The seasons were out of whack at Chloe.

Inside the show it was a sauna, but on the catwalk it felt like the dead of winter, with models sporting heavy woolen blanket coats and snug Ralph Lauren-esque fall tweeds.

The collection, by designer Hannah MacGibbon, cannibalized heavily on last season’s offerings, nubby ponchos and oversized man’s blazers which didn’t look at all out of place on a fall-winter catwalk. But for spring-summer?

Even the color palette — neural hues of putty, moss, khaki and ivory — had an autumnal feeling about it.

The best pieces were the diaphanous dresses that came at the end of the show, right when the audience of sweat-covered fashionistas was fast approaching heat stroke.

The ankle-length dresses, in featherweight plissed chiffon, were pure Chloe: casual, girly, romantic and light — and just the opposite of the dense, heavy pieces the audience had just sweated through.

JEAN-CHARLES DE CASTELBAJAC

The king of theme collections hit on a veritable treasure trove with this season’s “pirates, parrots and paradise.”

It’s probably safe to say that never has a catwalk seen so many rhinestone-covered eye patches or stuffed parrots as graced Castelbajac’s on Tuesday.

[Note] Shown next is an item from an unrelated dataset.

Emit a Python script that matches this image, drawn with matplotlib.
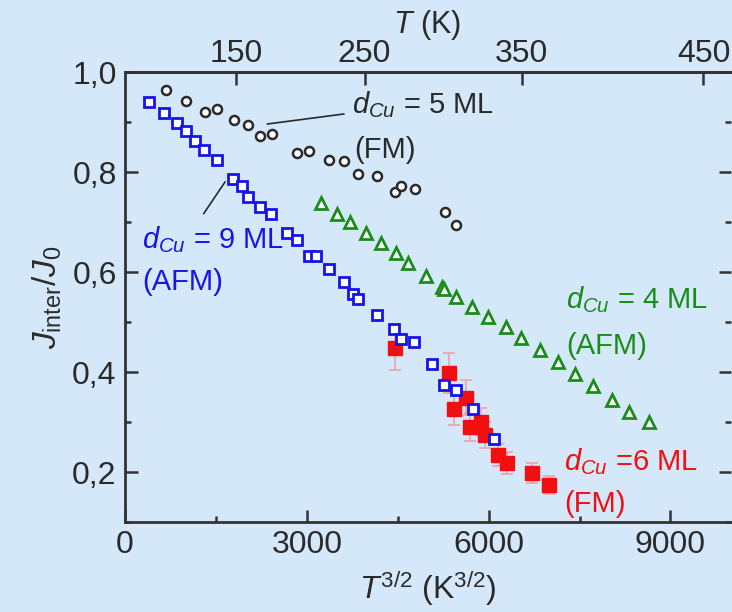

Even the catwalk was dressed up to look like an ocean with shark fins poking out of the water.

Castelbajac, who last season delivered a Muppet-themed collection, this time substituted primary-colored macaws, swimming sharks and creatures of the South Seas for Kermit the Frog and Miss Piggy.

“It was about a combination between French elegance and exoticism of a world that has already disappeared,” the dapper Frenchman told The AP in a backstage interview. “If you go to Tahiti now, it’s no longer as we imagine it, so there’s a bit of nostalgia for this lost, ideal past.”

The result was a zany collection of eye-popping — sometimes hilarious — garments not for the timid of heart. Highlights included a tank dress emblazoned with a sequin-covered Donald Duck in pirate costume, a puff skirt made out of straw that was paired with a French Navy jacket and a sweaterdress with a macaw in real feathers bursting into flight on the front.

Heels with shark fins and grinning jaws rounded out the look.